Inside a single billing cycle, one particular Utility Smart user received an alert that the water use on one of his properties had experienced a sudden and significant spike. With the information in hand, the property manager was tasked with the first line of discovery in finding any potential contributors to the sudden jump. It wasn’t long before the manager discovered that a resident had launched a car wash service at the back of the property.

Shuttering the enterprise in record time easily saved the owner thousands of dollars annually. The property’s water use was cut significantly by the next billing cycle, and continued to reduce to normal levels beyond that.

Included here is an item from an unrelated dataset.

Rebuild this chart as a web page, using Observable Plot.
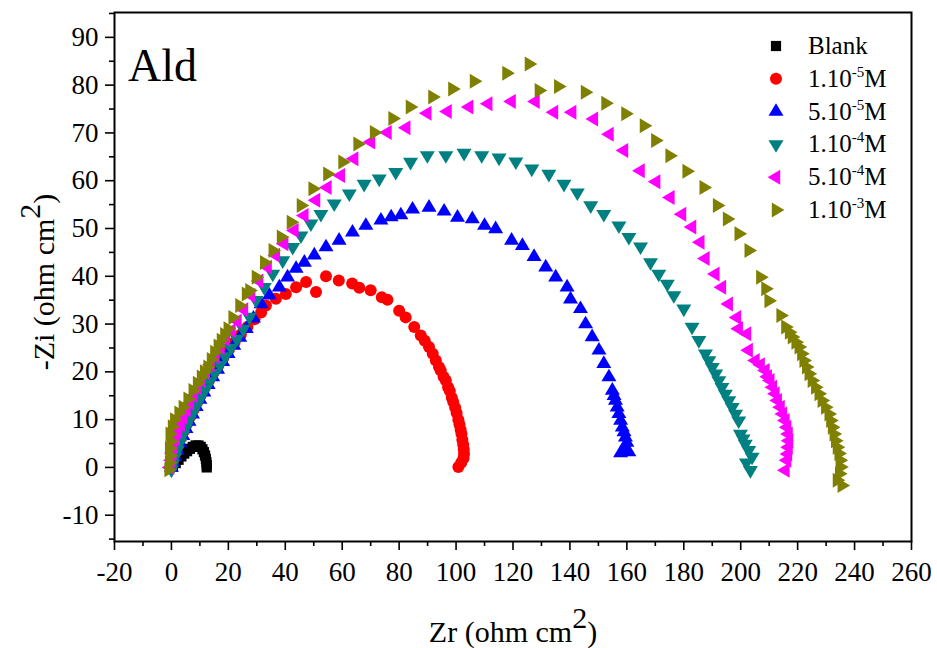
<!DOCTYPE html>
<html>
<head>
<meta charset="utf-8">
<script src="https://cdn.jsdelivr.net/npm/d3@7"></script>
<script src="https://cdn.jsdelivr.net/npm/@observablehq/plot@0.6"></script>
<style>
  html, body { margin: 0; padding: 0; background: #fff; }
  #chart { width: 937px; height: 648px; }
  #chart svg text { font-family: "Liberation Serif", "Times New Roman", serif !important; }
</style>
</head>
<body>
<div id="chart"></div>
<script>
// ---- Data (Zr, -Zi) in ohm cm^2 ----
const seriesNames = ["Blank", "1.10-5M", "5.10-5M", "1.10-4M", "5.10-4M", "1.10-3M"];
const seriesColors = ["#000000", "#ff0000", "#0000ff", "#008080", "#ff00ff", "#808000"];
const legendBase = ["Blank", "1.10", "5.10", "1.10", "5.10", "1.10"];
const legendExp = ["", "-5", "-5", "-4", "-4", "-3"];

const blank = [[0.5,0.2],[1.5,0.9],[2.5,1.6],[3.5,2.3],[4.5,2.9],[5.5,3.4],[6.5,3.9],[7.5,4.3],[8.5,4.6],[9.5,4.6],[10.3,4.3],[10.9,3.8],[11.4,3.2],[11.8,2.5],[12.1,1.8],[12.3,1.1],[12.4,0.5],[12.4,0]];

const c1e5 = [[0,0.3],[0.5,1.2],[1,2.2],[1.8,3.4],[2.6,4.8],[3.5,6.2],[4.5,7.7],[5.5,9.1],[6.6,10.6],[7.8,12.1],[9,13.6],[10.3,15.1],[11.7,16.6],[13.2,18.2],[14.8,19.8],[16.5,21.4],[18.3,23],[20.2,24.6],[22.2,26.2],[24.4,27.8],[26.7,29.4],[29.2,31],[31.5,32.4],[33.2,33.9],[36.7,35.3],[40.2,36.3],[43.8,37.7],[47.3,38.8],[50.8,36.7],[54.3,40],[58.8,39.1],[63.5,38.5],[66,37.6],[70,37.1],[73.9,35.6],[75.9,35.1],[80,32.8],[82.3,31.4],[85.3,29.4],[87.6,27.6],[89,26.5],[90.5,25.2],[91.8,23.8],[92.9,22.4],[94,21],[94.6,20.3],[95.6,19],[96.4,18.2],[97.2,16.8],[97.8,16],[98.5,14.6],[99,13.7],[99.7,12.5],[100.2,11.4],[100.8,10],[101.2,9],[101.6,7.9],[101.9,7],[102.2,5.8],[102.5,4.8],[102.7,3.8],[102.8,2.8],[102.6,1.9],[101.8,1],[100.8,0.1]];

const c5e5 = [[0,0],[0.5,1],[1.2,2.3],[2,3.6],[3,5.1],[4,6.6],[5.1,8.1],[6.2,9.6],[7.4,11.1],[8.7,12.7],[10,14.2],[11.4,15.7],[12.9,17.3],[14.5,18.9],[16.2,20.5],[18,22.1],[19.9,23.8],[21.9,25.5],[24,27.2],[26.3,29],[28.8,31.2],[31.5,34.2],[34.4,36],[37.9,37.7],[40.8,39.8],[43.8,41.6],[46.7,42.9],[50.2,44.4],[54.3,46.1],[58.9,47.5],[63.6,49.2],[68.3,50.6],[73.6,51.7],[77.2,52.4],[80.6,52.8],[84.7,54],[90.5,54.4],[95.8,53.6],[100.5,52.3],[105.7,52],[110,50.6],[113.9,49.9],[119.5,47.5],[123.3,46.4],[127.4,44.1],[131.5,41.9],[135,39.8],[139,37.7],[140.2,35.2],[143.7,33.2],[145.5,30],[147.8,27.3],[150.2,24.5],[151.9,21.7],[153.7,18.9],[154.9,16.1],[155.5,15],[156,14],[156.6,12.6],[157.2,11.2],[157.8,9.8],[158.4,8.4],[159,7.4],[159.5,6.3],[160,5.2],[159.5,4.2],[158.5,3.5],[160.7,3.2],[157.8,3]];

const c1e4 = [[0,-0.5],[0.5,0.8],[1.2,2.2],[2,3.6],[3,5.2],[4,6.8],[5.1,8.4],[6.3,10],[7.6,11.6],[9,13.2],[10.4,14.8],[11.9,16.4],[13.5,18],[15.2,19.7],[17,21.4],[18.9,23.2],[20.9,25],[23,26.9],[25.2,29],[27.4,31.5],[29.7,35],[32.6,37.7],[35.6,40.5],[39.1,43.3],[42.6,46.1],[45.5,48.5],[49,51],[52.5,53],[57.2,55.2],[62.5,57.3],[67.7,59.3],[73,60.4],[78.8,61.8],[84,63.9],[89.9,65.3],[96.4,65.3],[102.8,65.8],[109,65.3],[115.1,64.8],[121,64],[126.6,62.5],[132.6,61.4],[137.9,59.3],[142.6,57.5],[147.3,54.8],[151.9,53],[157.2,50.6],[160.7,48.2],[164.8,46.2],[168.3,42.9],[171.2,40.5],[174.2,38.4],[176.5,36],[180,33.2],[182.9,29.4],[185.3,26.6],[187.6,23.8],[188.8,22.4],[190,21],[191.2,19.6],[192.3,18.2],[193.4,16.8],[194.6,15.4],[195.8,14],[197,12.6],[198.2,11.2],[199.3,9.8],[199.9,7],[200.8,6],[201.6,4.9],[202.8,3.6],[204,2.2],[202,1],[203.4,-0.6]];

const c5e4 = [[-0.5,0],[0,1.5],[0.3,3],[0.8,4.5],[1.5,6],[2.3,7.5],[3.2,9],[4.2,10.5],[5.3,12],[6.5,13.5],[7.8,15],[9.2,16.6],[10.6,18.2],[12.1,19.8],[13.7,21.5],[15.4,23.2],[17.2,25],[19.1,26.8],[21.1,28.6],[23.2,30.6],[25.5,33],[28,36],[30.8,39],[33.8,41.9],[36.7,44.4],[39.6,46.8],[43.2,49.6],[46.7,52.7],[50.8,55.9],[54.8,58.6],[59.5,61.1],[64.2,64.6],[70.1,68.1],[75.9,70.1],[82.5,71.1],[89.9,74.1],[97,74.5],[104.6,75.4],[111.3,76.1],[119.5,76.6],[127.9,76.6],[134.4,74.3],[140.8,74.3],[148.4,72.9],[153.9,69.7],[159,66.3],[164.8,62.1],[170.3,59.8],[175.3,56.5],[179.4,53],[182.9,50.3],[185.8,47.1],[187.6,43.7],[191.1,40.5],[193.4,37.7],[195.8,34.2],[198.7,31.4],[199.3,29],[202.2,28],[202.8,24.5],[205.2,22.4],[207,21.5],[208.7,20.3],[209.5,19],[210.4,18.2],[211.3,16.8],[212.2,15.4],[213,14],[214,12.6],[214.8,11.2],[215.7,9.8],[216.3,8.4],[216.8,7],[217,5.6],[216.8,4.2],[216.6,2.8],[216.3,1.5],[215.7,-0.6]];

const c1e3 = [[-1,-0.5],[-0.8,1],[-0.5,2.5],[-0.8,4],[-0.3,5.5],[-0.6,7],[0.2,8.5],[1,10],[2.5,11.4],[4,12.6],[5.7,14.3],[7.5,16.1],[9,17.6],[10.4,18.9],[11.5,20],[12.7,21],[13.9,22.6],[15.1,24.1],[16.3,25.4],[17.4,26.6],[18.6,27.8],[19.8,29],[21.5,31.4],[23.9,33.9],[26.2,36.3],[27.4,37],[29.7,39.8],[32.6,42.9],[35.6,45.4],[38.5,48.2],[42,51.3],[45.5,54.8],[49.6,58.3],[54.8,61.4],[60.1,63.9],[65.4,67.7],[71.2,70.1],[77.7,73],[83.8,75.4],[91.7,77.5],[98.7,79.2],[106.3,80.8],[117.7,82.5],[125.6,84.4],[129.1,78.9],[135.9,79.7],[145.3,78.5],[152.5,76.2],[159.5,74],[166,71.5],[170,68.4],[175,65.2],[181,62],[187,58.6],[191.7,54.8],[195.2,52],[199.3,48.9],[202.8,45.4],[206.9,39.8],[208.7,37.4],[209.8,34.9],[214,31.8],[215.7,29.4],[217,28.3],[218,27.3],[219.3,26.2],[220.4,25.2],[221.3,23.8],[222.1,22.4],[223,21],[223.9,19.6],[225,18.2],[226.2,16.8],[227.4,15.4],[228.5,14],[229.7,12.6],[230.9,11.2],[231.5,9.8],[232.1,8.4],[232.7,7],[233.2,5.6],[233.8,4.2],[234.4,2.9],[234.8,1.5],[235,0.1],[234.6,-1.3],[233.8,-2.7],[235.5,-3.8]];

const xMajor = [-20,0,20,40,60,80,100,120,140,160,180,200,220,240,260];
const xMinor = [-10,10,30,50,70,90,110,130,150,170,190,210,230,250];
const yMajor = [-10,0,10,20,30,40,50,60,70,80,90];
const yMinor = [-15,-5,5,15,25,35,45,55,65,75,85,95];

// ---- Custom marker shapes (size = pi r^2) ----
const rad = s => Math.sqrt(s / Math.PI);
const symSquare = {draw(c, s) { const h = rad(s) * 0.85; c.rect(-h, -h, 2*h, 2*h); }};
const symUp = {draw(c, s) { const r = rad(s), w = 1.25*r, H = 2.1*r; c.moveTo(0, -2*H/3); c.lineTo(w, H/3); c.lineTo(-w, H/3); c.closePath(); }};
const symDown = {draw(c, s) { const r = rad(s), w = 1.25*r, H = 2.1*r; c.moveTo(0, 2*H/3); c.lineTo(w, -H/3); c.lineTo(-w, -H/3); c.closePath(); }};
const symLeft = {draw(c, s) { const r = rad(s), w = 1.25*r, H = 2.1*r; c.moveTo(-2*H/3, 0); c.lineTo(H/3, w); c.lineTo(H/3, -w); c.closePath(); }};
const symRight = {draw(c, s) { const r = rad(s), w = 1.25*r, H = 2.1*r; c.moveTo(2*H/3, 0); c.lineTo(-H/3, w); c.lineTo(-H/3, -w); c.closePath(); }};
const symbols = [symSquare, "circle", symUp, symDown, symLeft, symRight];
const datasets = [blank, c1e5, c5e5, c1e4, c5e4, c1e3];
const R = 6;
const serif = "Liberation Serif, Times New Roman, serif";

const dotMark = i => Plot.dot(datasets[i], {x: d => d[0], y: d => d[1], r: R, symbol: symbols[i], fill: seriesColors[i], stroke: "none"});

const plot = Plot.plot({
  width: 937, height: 648,
  marginLeft: 114, marginRight: 26, marginTop: 12, marginBottom: 107,
  x: {domain: [-20, 260]},
  y: {domain: [-15.5, 95.2]},
  style: {fontFamily: serif, fontSize: "27px", color: "black", background: "white"},
  marks: [
    Plot.axisX({ticks: xMajor, tickSize: 9, tickPadding: 11, tickFormat: d => String(d), label: null, strokeWidth: 1.6, fontSize: 27, fontFamily: serif}),
    Plot.axisX({ticks: xMinor, tickSize: 5, tickFormat: () => "", label: null, strokeWidth: 1.6}),
    Plot.axisY({ticks: yMajor, tickSize: 9, tickPadding: 7, tickFormat: d => String(d), label: null, strokeWidth: 1.6, fontSize: 27, fontFamily: serif}),
    Plot.axisY({ticks: yMinor, tickSize: 5, tickFormat: () => "", label: null, strokeWidth: 1.6}),
    dotMark(0), dotMark(1), dotMark(2), dotMark(3), dotMark(4), dotMark(5),
    Plot.frame({stroke: "black", strokeWidth: 2})
  ]
});

document.getElementById("chart").appendChild(plot);

// ---- Annotations: axis titles, panel label, legend ----
const svg = d3.select(plot);

const xt = svg.append("text").attr("x", 513).attr("y", 642).attr("text-anchor", "middle")
  .attr("font-family", serif).attr("font-size", 30).attr("fill", "black");
xt.append("tspan").text("Zr (ohm cm");
xt.append("tspan").attr("dy", -14).attr("font-size", 30).text("2");
xt.append("tspan").attr("dy", 14).text(")");

const yt = svg.append("text").attr("transform", "translate(54,282) rotate(-90)").attr("text-anchor", "middle")
  .attr("font-family", serif).attr("font-size", 30).attr("fill", "black");
yt.append("tspan").text("-Zi (ohm cm");
yt.append("tspan").attr("dy", -14).attr("font-size", 30).text("2");
yt.append("tspan").attr("dy", 14).text(")");

svg.append("text").attr("x", 128).attr("y", 81).attr("text-anchor", "start").attr("font-family", serif)
  .attr("font-size", 46).attr("fill", "black").text("Ald");

const lg = svg.append("g");
seriesNames.forEach((name, i) => {
  const cy = 46 + i * 32.8;
  lg.append("path").attr("transform", `translate(776,${cy})`)
    .attr("d", d3.symbol(typeof symbols[i] === "string" ? d3.symbolCircle : symbols[i], Math.PI * R * R)())
    .attr("fill", seriesColors[i]);
  const t = lg.append("text").attr("x", 808).attr("y", cy + 8).attr("text-anchor", "start")
    .attr("font-family", serif).attr("font-size", 25).attr("fill", "black");
  t.append("tspan").text(legendBase[i]);
  if (legendExp[i]) {
    t.append("tspan").attr("dy", -10).attr("font-size", 15).text(legendExp[i]);
    t.append("tspan").attr("dy", 10).text("M");
  }
});
</script>
</body>
</html>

More typically the product quickly identifies water leaks and energy load waste, and the fiscal savings is significant, but obviously most profound in regions with high water rates. Another case study cited the rapid detection of a leak at “the building 6 meter.” Property management was alerted and its plumbers immediately stepped in to work with the city to determine if the leak was on the side of the property or the city. The average savings on these types of proactive alerts was estimated at more than $4 per unit per year across a typical portfolio. Fast resolution is the key here, and the means to mitigating both risk and unexpected cost.

The alerts have flagged everything from leaks related to meters, cracked ball valves, steam valves, large leaks underground near swimming pools, to dramatic main water line breaks. According to Dorando, one such alert set a fire-alarm-esque chain of events in motion that might have been catastrophic had the property manager and owner not been made quickly aware. Certainly it exemplified that, in the world of leak detection, time is money, and knowledge is a necessary investment.

Once notified, it took between 4 to 6 hours to locate the main water line break, shut the water down and repair the line at the affected property. During that time the breach was wrenching the properties’ water use by upwards of 200 gallons-a-minute.

“Leak detection, particularly in these times,” say Dorando, “is really not a choice. The truth is it takes very few of these incidents to make this service a net zero cost item.”